Hay Fever or Allergic Rhinitis

Saima Andrabi   by Saima Andrabi, MS, Clinical Biochemistry    Last updated on October 3, 2019,

hay fever allergic rhinitis

 

What is Hay Fever or Allergic Rhinitis?

Hay fever or allergic rhinitis is a common condition having symptoms similar to those of a cold. Some of the main symptoms are sneezing, congestion, runny nose, and sinus pressure.

Hay fever is caused due to an allergic response to airborne substances like pollen. In spite of its name, hay fever does not mean that the person will be allergic to hay and has a fever. Allergic rhinitis is the 5th most common disease in the United States.

Hay fever or allergic rhinitis has been classified into three groups – seasonal, perennial and mixed allergic rhinitis.

Seasonal Allergic Rhinitis

Seasonal allergic rhinitis is a type of allergic rhinitis which occurs specifically in some seasons. In seasonal allergic rhinitis, the symptoms appear or get worse only during certain periods during the year. This is most commonly caused by allergens like pollens, which are found in abundance during specific periods of the year.

Perennial Allergic Rhinitis

Perennial allergic rhinitis is a type of allergic rhinitis which occurs throughout the year because it is caused by allergens which are present all over the year like smoke, dust, insects, microbes, pet dander etc.

Mixed Allergic Rhinitis

It is a type of allergic rhinitis which occurs in people allergic to both seasonal and perennial allergens.

Symptoms of Hay Fever or Allergic Rhinitis

Common symptoms of hay fever include:

  • Sneezing
  • Coughing
  • Running nose
  • Blocked nose
  • Red eyes
  • Itchy eyes
  • Itching in throat, mouth, nose and ears
  • Loss of smell
  • Pain around temples and forehead
  • Headache
  • Earache
  • Tired feeling
  • Tightness in chest (asthma patients)
  • Shortness of breath
  • Wheezing

Hay fever usually lasts for weeks or months, unlike a cold, which goes away after a few days.

What are the Causes of Hay Fever or Allergic Rhinitis?


Irritants or allergens (substances that cause an allergic response) are the main causes of allergic rhinitis. The cells in our body react to these irritants or allergens by releasing histamine and other chemicals against them. Rhinitis is often a temporary condition and clears up on its own after a few days in most of the people. However, in some people especially those with allergies, rhinitis can be a chronic problem and may last for weeks to months due to allergen exposure.

Risk Factors

Allergies can affect anyone but some people having a family history of allergies are more likely to develop allergic rhinitis. Besides, asthma or eczema can also increase the risk of allergic rhinitis in some people. There are many external factors which can trigger or worsen this condition, including:

•Smoking

•Exposure to chemicals

•Extremely cold temperatures

•Humidity

•Wind

•Air pollution

•Hairspray

•Perfumes

•Colognes

•Wood smoke

•Fumes

How is Hay Fever or Allergic Rhinitis Diagnosed?
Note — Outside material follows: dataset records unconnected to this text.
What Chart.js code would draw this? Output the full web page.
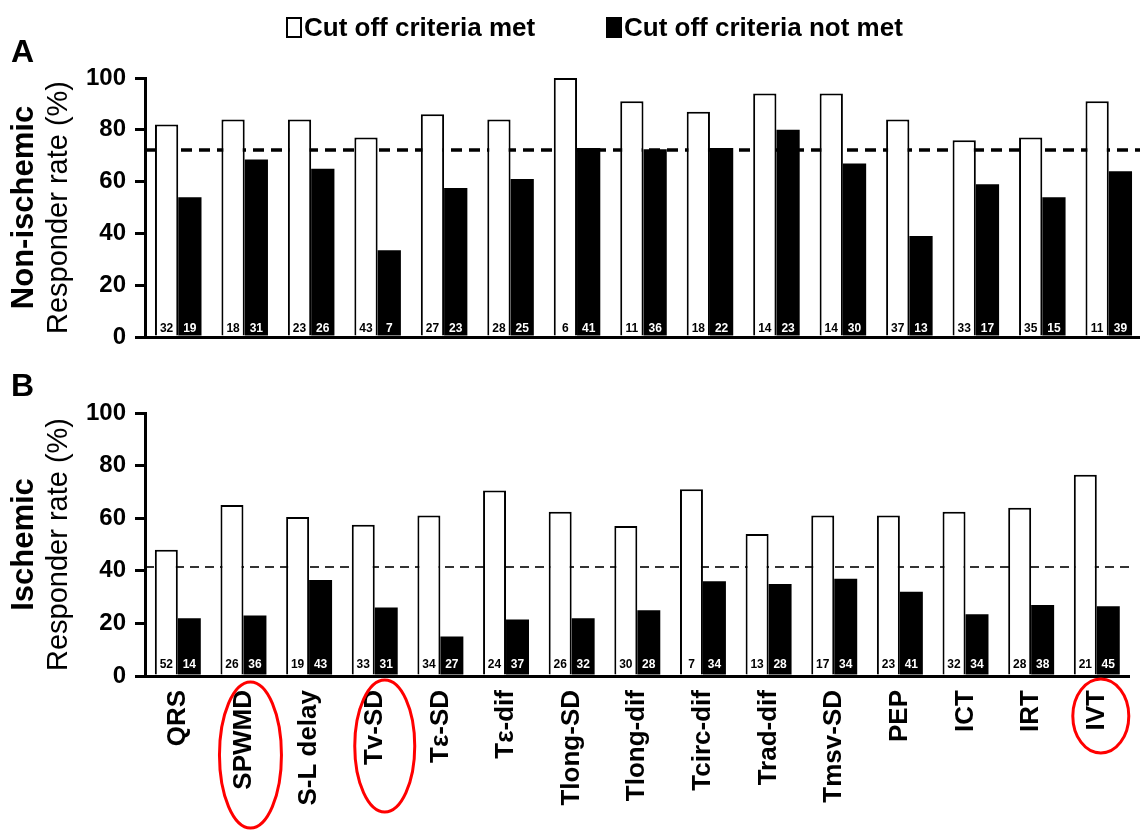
<!DOCTYPE html>
<html>
<head>
<meta charset="utf-8">
<script src="https://cdn.jsdelivr.net/npm/chart.js@4/dist/chart.umd.min.js"></script>
<style>
  html, body { margin: 0; padding: 0; background: #fff; overflow: hidden; width: 1140px; height: 830px; }
  #wrap { position: relative; width: 1140px; height: 830px; }
  #panelA { position: absolute; left: 0; top: 0; }
  #panelB { position: absolute; left: 0; top: 350px; }
</style>
</head>
<body>
<div id="wrap">
  <canvas id="panelA" width="1142" height="370"></canvas>
  <canvas id="panelB" width="1142" height="480"></canvas>
</div>
<script>
const FONT = '"Liberation Sans", Arial, Helvetica, sans-serif';

const categories = ['QRS', 'SPWMD', 'S-L delay', 'Tv-SD', 'Tε-SD', 'Tε-dif', 'Tlong-SD', 'Tlong-dif',
                    'Tcirc-dif', 'Trad-dif', 'Tmsv-SD', 'PEP', 'ICT', 'IRT', 'IVT'];
const seriesNames = ['Cut off criteria met', 'Cut off criteria not met'];
const yTickValues = [0, 20, 40, 60, 80, 100];

// A: non-ischemic, responder rate (%) and patient counts
const nonIschMet     = [82, 84, 84, 77, 86, 84, 100, 91, 87, 94, 94, 84, 76, 77, 91];
const nonIschNotMet  = [54, 68.5, 65, 33.5, 57.5, 61, 73, 72.5, 73, 80, 67, 39, 59, 54, 64];
const nonIschNMet    = [32, 18, 23, 43, 27, 28, 6, 11, 18, 14, 14, 37, 33, 35, 11];
const nonIschNNotMet = [19, 31, 26, 7, 23, 25, 41, 36, 22, 23, 30, 13, 17, 15, 39];
const nonIschCutoff  = 72.2;

// B: ischemic
const ischMet     = [48, 65, 60.5, 57.5, 61, 70.5, 62.5, 57, 71, 54, 61, 61, 62.5, 64, 76.5];
const ischNotMet  = [22, 23, 36.5, 26, 15, 21.5, 22, 25, 36, 35, 37, 32, 23.5, 27, 26.5];
const ischNMet    = [52, 26, 19, 33, 34, 24, 26, 30, 7, 13, 17, 23, 32, 28, 21];
const ischNNotMet = [14, 36, 43, 31, 27, 37, 32, 28, 34, 28, 34, 41, 34, 38, 45];
const ischCutoff  = 41.4;

const circledCategories = ['SPWMD', 'Tv-SD', 'IVT'];

// red rings round some x labels (offsets from the tick / axis)
const ringStyle = {
  'SPWMD': { dx: 7, dy: 79, rx: 31, ry: 73 },
  'Tv-SD': { dx: 10, dy: 70, rx: 30, ry: 66 },
  'IVT':   { dx: 4, dy: 40, rx: 28, ry: 37 }
};

const panelDecor = {
  id: 'panelDecor',
  beforeDatasetsDraw(chart, args, opts) {
    const { ctx, chartArea } = chart;
    const y = chart.scales.y.getPixelForValue(opts.cutoff);
    ctx.save();
    ctx.setLineDash(opts.dash);
    ctx.lineWidth = opts.dashWidth;
    ctx.strokeStyle = opts.dashColor;
    ctx.beginPath();
    ctx.moveTo(chartArea.left, y);
    ctx.lineTo(chartArea.right, y);
    ctx.stroke();
    ctx.restore();
  },
  afterDatasetsDraw(chart, args, opts) {
    const { ctx, chartArea } = chart;
    ctx.save();
    ctx.font = 'bold 12px ' + FONT;
    ctx.textAlign = 'center';
    ctx.textBaseline = 'alphabetic';
    chart.data.datasets.forEach((ds, di) => {
      const meta = chart.getDatasetMeta(di);
      meta.data.forEach((bar, i) => {
        ctx.fillStyle = di === 0 ? '#000' : '#fff';
        ctx.fillText(String(opts.counts[di][i]), bar.x, chartArea.bottom - opts.countLift);
      });
    });
    ctx.restore();
  },
  afterDraw(chart, args, opts) {
    const { ctx, chartArea } = chart;
    ctx.save();
    ctx.fillStyle = '#000';
    ctx.textBaseline = 'alphabetic';

    // panel letter
    ctx.textAlign = 'left';
    ctx.font = 'bold 32px ' + FONT;
    ctx.fillText(opts.letter, 11, opts.letterY);

    // two-line y title
    const cy = (chartArea.top + chartArea.bottom) / 2;
    ctx.textAlign = 'center';
    ctx.save();
    ctx.translate(33, cy);
    ctx.rotate(-Math.PI / 2);
    ctx.font = 'bold 31px ' + FONT;
    ctx.fillText(opts.title, 0, 0);
    ctx.restore();
    ctx.save();
    ctx.translate(67, cy);
    ctx.rotate(-Math.PI / 2);
    ctx.font = '29px ' + FONT;
    ctx.fillText('Responder rate (%)', 0, 0);
    ctx.restore();

    // legend
    if (opts.legendX) {
      ctx.textAlign = 'left';
      ctx.font = 'bold 26px ' + FONT;
      chart.data.datasets.forEach((ds, di) => {
        const x = opts.legendX[di];
        ctx.fillStyle = ds.backgroundColor;
        ctx.fillRect(x, 18, 14, 19);
        ctx.lineWidth = 2;
        ctx.strokeStyle = '#000';
        ctx.strokeRect(x, 18, 14, 19);
        ctx.fillStyle = '#000';
        ctx.fillText(ds.label, x + 17, 36);
      });
    }

    // red rings
    if (opts.rings) {
      ctx.strokeStyle = '#f00';
      ctx.lineWidth = 3;
      circledCategories.forEach(cat => {
        const r = ringStyle[cat];
        const x = chart.scales.x.getPixelForValue(categories.indexOf(cat)) + r.dx;
        ctx.beginPath();
        ctx.ellipse(x, chartArea.bottom + r.dy, r.rx, r.ry, 0, 0, Math.PI * 2);
        ctx.stroke();
      });
    }
    ctx.restore();
  }
};

function makePanel(id, p) {
  return new Chart(document.getElementById(id), {
    type: 'bar',
    data: {
      labels: categories,
      datasets: [
        { label: seriesNames[0], data: p.met, backgroundColor: '#fff', borderColor: '#000', borderWidth: 2 },
        { label: seriesNames[1], data: p.notMet, backgroundColor: '#000', borderColor: '#000', borderWidth: 0 }
      ]
    },
    options: {
      responsive: false,
      animation: false,
      layout: { padding: { top: p.top, left: 0, right: 0, bottom: 0 } },
      datasets: { bar: { categoryPercentage: 0.7, barPercentage: 1.0 } },
      scales: {
        x: {
          grid: { display: false, drawTicks: false },
          border: { display: true, color: '#000', width: 3, z: 1 },
          ticks: {
            display: p.showLabels, autoSkip: false, minRotation: 90, maxRotation: 90,
            padding: 14, color: '#000', font: { family: FONT, size: 26, weight: 'bold' }
          },
          afterFit: s => { s.height = p.xHeight; }
        },
        y: {
          min: 0,
          max: 100,
          afterBuildTicks: s => { s.ticks = yTickValues.map(v => ({ value: v })); },
          afterFit: s => { s.width = 145; },
          grid: { drawOnChartArea: false, drawTicks: true, tickLength: 10, lineWidth: 3, color: '#000' },
          border: { display: true, color: '#000', width: 3, z: 1 },
          ticks: { padding: 9, color: '#000', font: { family: FONT, size: 24, weight: 'bold' } }
        }
      },
      plugins: {
        legend: { display: false },
        tooltip: { enabled: false },
        panelDecor: p.decor
      }
    },
    plugins: [panelDecor]
  });
}

makePanel('panelA', {
  met: nonIschMet, notMet: nonIschNotMet, top: 78, xHeight: 33, showLabels: false,
  decor: {
    cutoff: nonIschCutoff, dash: [11, 7], dashWidth: 3.5, dashColor: '#000',
    counts: [nonIschNMet, nonIschNNotMet], countLift: 5,
    letter: 'A', letterY: 62, title: 'Non-ischemic', legendX: [287, 607]
  }
});

makePanel('panelB', {
  met: ischMet, notMet: ischNotMet, top: 63, xHeight: 154, showLabels: true,
  decor: {
    cutoff: ischCutoff, dash: [9, 6], dashWidth: 2, dashColor: '#333',
    counts: [ischNMet, ischNNotMet], countLift: 8,
    letter: 'B', letterY: 46, title: 'Ischemic', rings: true
  }
});
</script>
</body>
</html>
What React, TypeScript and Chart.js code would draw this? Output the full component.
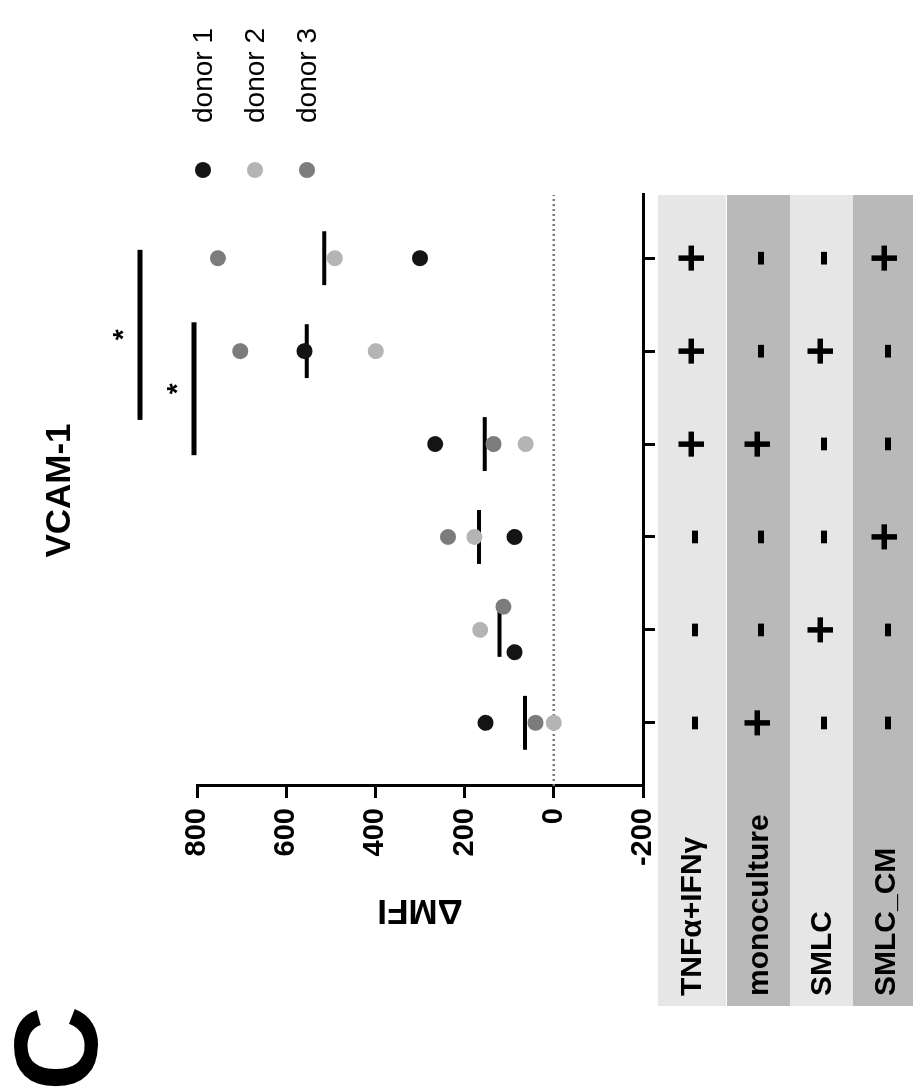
import React, { useEffect, useRef } from "react";
import { Chart, registerables } from "chart.js";

Chart.register(...registerables);

// ---------------- data ----------------
const categories = [1, 2, 3, 4, 5, 6];
const donor1 = [153, 88, 88, 266, 559, 300];
const donor2 = [0, 165, 178, 63, 399, 491];
const donor3 = [41, 113, 237, 135, 703, 753];
const donor1Jitter = [0, -0.24, 0, 0, 0, 0];
const donor2Jitter = [0, 0, 0, 0, 0, 0];
const donor3Jitter = [0, 0.25, 0, 0, 0, 0];
const yTicks = [-200, 0, 200, 400, 600, 800];
const rowLabels = ["TNFα+IFNγ", "monoculture", "SMLC", "SMLC_CM"];
const tnfRow = ["-", "-", "-", "+", "+", "+"];
const monoRow = ["+", "-", "-", "+", "-", "-"];
const smlcRow = ["-", "+", "-", "-", "+", "-"];
const cmRow = ["-", "-", "+", "-", "-", "+"];
const sigValues = [807, 928];
const sigFrom = [3.88, 4.26];
const sigTo = [5.31, 6.09];
const sigLabels = ["*", "*"];
const legendLabels = ["donor 1", "donor 2", "donor 3"];
const chartTitle = "VCAM-1";
const panelLetter = "C";

// ---------------- styles ----------------
const FONT = "'Liberation Sans', Arial, sans-serif";
const C1 = "#141414";
const C2 = "#b4b4b4";
const C3 = "#7c7c7c";
const BAND_LIGHT = "#e6e6e6";
const BAND_DARK = "#b9b9b9";
const W = 1091;
const H = 913;

const rowsMarks = [tnfRow, monoRow, smlcRow, cmRow];
const rowOffsets = [
  [15, 83],
  [84, 147],
  [147, 210],
  [210, 275],
];
const rowColors = [BAND_LIGHT, BAND_DARK, BAND_LIGHT, BAND_DARK];

const decoPlugin = {
  id: "deco",
  beforeDraw(chart: any) {
    const { ctx, chartArea } = chart;
    ctx.save();
    ctx.fillStyle = "#ffffff";
    ctx.fillRect(0, 0, chart.width, chart.height);
    rowOffsets.forEach((r, i) => {
      ctx.fillStyle = rowColors[i];
      ctx.fillRect(85, chartArea.bottom + r[0], chartArea.right - 85, r[1] - r[0]);
    });
    ctx.restore();
  },
  beforeDatasetsDraw(chart: any) {
    const { ctx, chartArea, scales } = chart;
    const y0 = scales.y.getPixelForValue(0);
    ctx.save();
    ctx.strokeStyle = "#7a7a7a";
    ctx.lineWidth = 2.5;
    ctx.setLineDash([2, 3]);
    ctx.beginPath();
    ctx.moveTo(chartArea.left, y0);
    ctx.lineTo(chartArea.right, y0);
    ctx.stroke();
    ctx.restore();
  },
  afterDraw(chart: any) {
    const { ctx, chartArea, scales } = chart;
    const xs = scales.x;
    const ys = scales.y;
    ctx.save();
    ctx.fillStyle = "#000";
    // table marks
    ctx.textAlign = "center";
    ctx.textBaseline = "middle";
    rowsMarks.forEach((row, r) => {
      const cy = chartArea.bottom + (rowOffsets[r][0] + rowOffsets[r][1]) / 2;
      row.forEach((m, i) => {
        ctx.font = `bold 50px ${FONT}`;
        ctx.fillText(m, xs.getPixelForValue(categories[i]), cy + 2);
      });
    });
    // row labels
    ctx.textAlign = "left";
    ctx.font = `bold 30px ${FONT}`;
    rowLabels.forEach((lab, r) => {
      const cy = chartArea.bottom + (rowOffsets[r][0] + rowOffsets[r][1]) / 2;
      ctx.fillText(lab, 95, cy + 1);
    });
    // significance labels
    ctx.textAlign = "center";
    ctx.textBaseline = "bottom";
    ctx.font = `bold 28px ${FONT}`;
    sigLabels.forEach((s, i) => {
      const mx = xs.getPixelForValue((sigFrom[i] + sigTo[i]) / 2);
      ctx.fillText(s, mx, ys.getPixelForValue(sigValues[i]) - 2);
    });
    // title
    ctx.textBaseline = "middle";
    ctx.font = `bold 35px ${FONT}`;
    ctx.fillText(chartTitle, (chartArea.left + chartArea.right) / 2, 60);
    // legend
    const lcolors = [C1, C2, C3];
    ctx.font = `28px ${FONT}`;
    ctx.textAlign = "left";
    legendLabels.forEach((l, i) => {
      const cy = 203 + i * 52;
      ctx.fillStyle = lcolors[i];
      ctx.beginPath();
      ctx.arc(921, cy, 8, 0, Math.PI * 2);
      ctx.fill();
      ctx.fillStyle = "#000";
      ctx.fillText(l, 968, cy + 1);
    });
    // panel letter
    ctx.font = `bold 118px ${FONT}`;
    ctx.textBaseline = "alphabetic";
    ctx.fillText(panelLetter, 0, 97);
    ctx.restore();
  },
};

function makePoints(vals: number[], jit: number[]) {
  return categories.map((c, i) => ({ x: c + jit[i], y: vals[i] }));
}

export default function App() {
  const ref = useRef<HTMLCanvasElement | null>(null);
  useEffect(() => {
    if (!ref.current) return;
    Chart.defaults.font.family = FONT;
    const means = categories.map((_, i) => (donor1[i] + donor2[i] + donor3[i]) / 3);
    const meanData: any[] = [];
    categories.forEach((c, i) => {
      meanData.push({ x: c - 0.29, y: means[i] }, { x: c + 0.29, y: means[i] }, { x: c, y: null });
    });
    const sigSets = sigValues.map((v, i) => ({
      type: "line",
      data: [
        { x: sigFrom[i], y: v },
        { x: sigTo[i], y: v },
      ],
      borderColor: "#000",
      borderWidth: 5,
      pointRadius: 0,
      clip: false,
      showLine: true,
    }));
    const axisGrid = {
      display: true,
      drawOnChartArea: false,
      drawTicks: true,
      tickLength: 12,
      color: "#000",
      lineWidth: 3,
    };
    const chart = new Chart(ref.current, {
      type: "scatter",
      data: {
        datasets: [
          {
            label: "donor 2",
            data: makePoints(donor2, donor2Jitter),
            backgroundColor: C2,
            borderWidth: 0,
            pointRadius: 8,
          },
          {
            label: "donor 3",
            data: makePoints(donor3, donor3Jitter),
            backgroundColor: C3,
            borderWidth: 0,
            pointRadius: 8,
          },
          {
            label: "donor 1",
            data: makePoints(donor1, donor1Jitter),
            backgroundColor: C1,
            borderWidth: 0,
            pointRadius: 8,
          },
          {
            type: "line",
            label: "mean",
            data: meanData,
            borderColor: "#000",
            borderWidth: 4,
            pointRadius: 0,
            spanGaps: false,
            showLine: true,
          },
          ...sigSets,
        ] as any,
      },
      options: {
        responsive: false,
        animation: false,
        events: [],
        layout: { padding: { left: 160, top: 197, right: 195, bottom: 0 } },
        plugins: { legend: { display: false }, tooltip: { enabled: false } },
        scales: {
          x: {
            type: "linear",
            min: 0.32,
            max: 6.68,
            afterBuildTicks: (s: any) => {
              s.ticks = categories.map((v) => ({ value: v }));
            },
            afterFit: (s: any) => {
              s.height = 270;
            },
            ticks: { display: false },
            grid: axisGrid,
            border: { display: true, color: "#000", width: 3 },
          },
          y: {
            type: "linear",
            min: -200,
            max: 800,
            afterBuildTicks: (s: any) => {
              s.ticks = yTicks.map((v) => ({ value: v }));
            },
            afterFit: (s: any) => {
              s.width = 145;
            },
            ticks: {
              color: "#000",
              padding: 10,
              font: { size: 29, weight: "bold", family: FONT },
            },
            grid: axisGrid,
            border: { display: true, color: "#000", width: 3 },
            title: {
              display: true,
              text: "ΔMFI",
              color: "#000",
              padding: { top: 0, bottom: 0 },
              font: { size: 35, weight: "bold", family: FONT },
            },
          },
        },
      } as any,
      plugins: [decoPlugin],
    });
    return () => chart.destroy();
  }, []);

  return (
    <div
      style={{
        position: "absolute",
        left: 0,
        top: 0,
        width: 913,
        height: 1091,
        overflow: "hidden",
        background: "#fff",
      }}
    >
      <div
        style={{
          position: "absolute",
          left: 0,
          top: 0,
          width: W,
          height: H,
          transformOrigin: "0 0",
          transform: `translate(0px, ${W}px) rotate(-90deg)`,
        }}
      >
        <canvas ref={ref} width={W} height={H} style={{ display: "block" }} />
      </div>
    </div>
  );
}
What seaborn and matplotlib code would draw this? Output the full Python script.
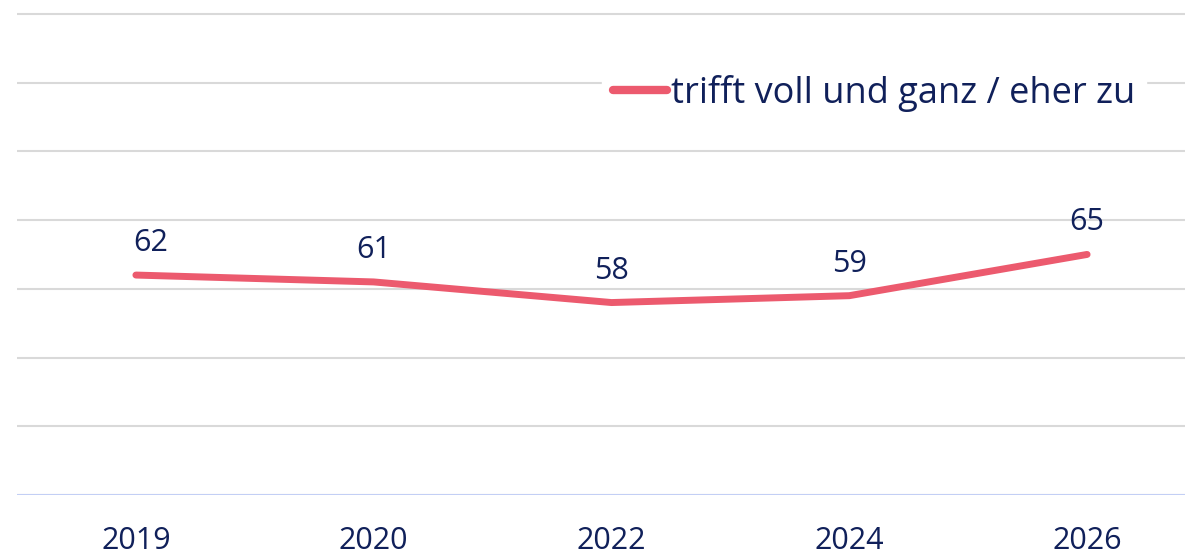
import pandas as pd
import matplotlib.pyplot as plt
import seaborn as sns

# Daten
jahre = ["2019", "2020", "2022", "2024", "2026"]
werte = [62, 61, 58, 59, 65]
serie = "trifft voll und ganz / eher zu"

df = pd.DataFrame({"Jahr": jahre, "Wert": werte, "Serie": serie})

sns.set_theme(style="white")
plt.rcParams['font.family'] = ['Open Sans', 'DejaVu Sans']

text_farbe = "#10205a"
linien_farbe = "#ec5a6e"

fig = plt.figure(figsize=(11.85, 5.56), dpi=100)
# Achse reicht rechts über den Bildrand hinaus (wie im Original abgeschnitten)
ax = fig.add_axes([17 / 1185, 61 / 556, 1189 / 1185, 488 / 556])

x = list(range(len(jahre)))
sns.lineplot(x=x, y=werte, hue=[serie] * len(x), palette=[linien_farbe],
             linewidth=5, ax=ax, solid_capstyle="round")

ax.set_xlim(-0.5, len(jahre) - 0.5)
ax.set_ylim(30, 101)
ax.set_yticks(range(30, 101, 10))
ax.set_yticklabels([])
ax.tick_params(axis="y", length=0)
ax.set_xticks(x)
ax.set_xticklabels(jahre, fontsize=22, color=text_farbe)
ax.tick_params(axis="x", length=0, pad=22)

ax.grid(axis="y", color="#d9d9d9", linewidth=1.5)
ax.set_axisbelow(True)
for s in ax.spines.values():
    s.set_visible(False)
ax.axhline(30, color="#c3cff5", linewidth=2.2, zorder=1)

# Datenbeschriftung
for i, v in enumerate(werte):
    dx = 11 if i == 0 else 0
    ax.annotate(str(v), (i, v), xytext=(dx, 23), textcoords="offset points",
                ha="center", va="center", fontsize=22, color=text_farbe)

leg = ax.legend(loc="center left", bbox_to_anchor=(567 / 1189, 1 - 86 / 488),
                frameon=True, fontsize=26, handlelength=1.5, handletextpad=0.1,
                borderpad=0.3, labelcolor=text_farbe)
leg.get_frame().set_edgecolor("white")
leg.get_frame().set_facecolor("white")
leg.get_frame().set_alpha(1)
leg.get_frame().set_boxstyle("square", pad=0)
for h in leg.get_lines():
    h.set_linewidth(6)
    h.set_solid_capstyle("round")

fig.savefig("out.png", dpi=100)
Although a physical examination is enough to diagnose some kinds of minor allergies. However, a doctor may perform certain tests to find out the best treatment and prevention plan for allergic patients. For example, a skin prick test is one of the most common tests for diagnosing allergies in people. In this test, a doctor places several substances onto the patient’s skin to see how his/her body reacts to each one. Generally, a small red bump appears on the skin of the patient if he/she is allergic to any of these substances.

A blood test, or a radioallergosorbent test (RAST), is also commonly used for diagnosing various allergies. The RAST measures the amount of immunoglobulin E antibodies against particular allergens in the blood.

Treatment of Hay Fever or Allergic Rhinitis

The best treatment for allergic rhinitis is to avoid the exposure to different allergens. However some medications can also be used to help treat the allergic rhinitis. Depending on the severity and type of the symptoms, doctor may prescribe medications such as nasal sprays, pills, eye drops, syrups and even immunotherapy or allergy shots if the allergy is very severe.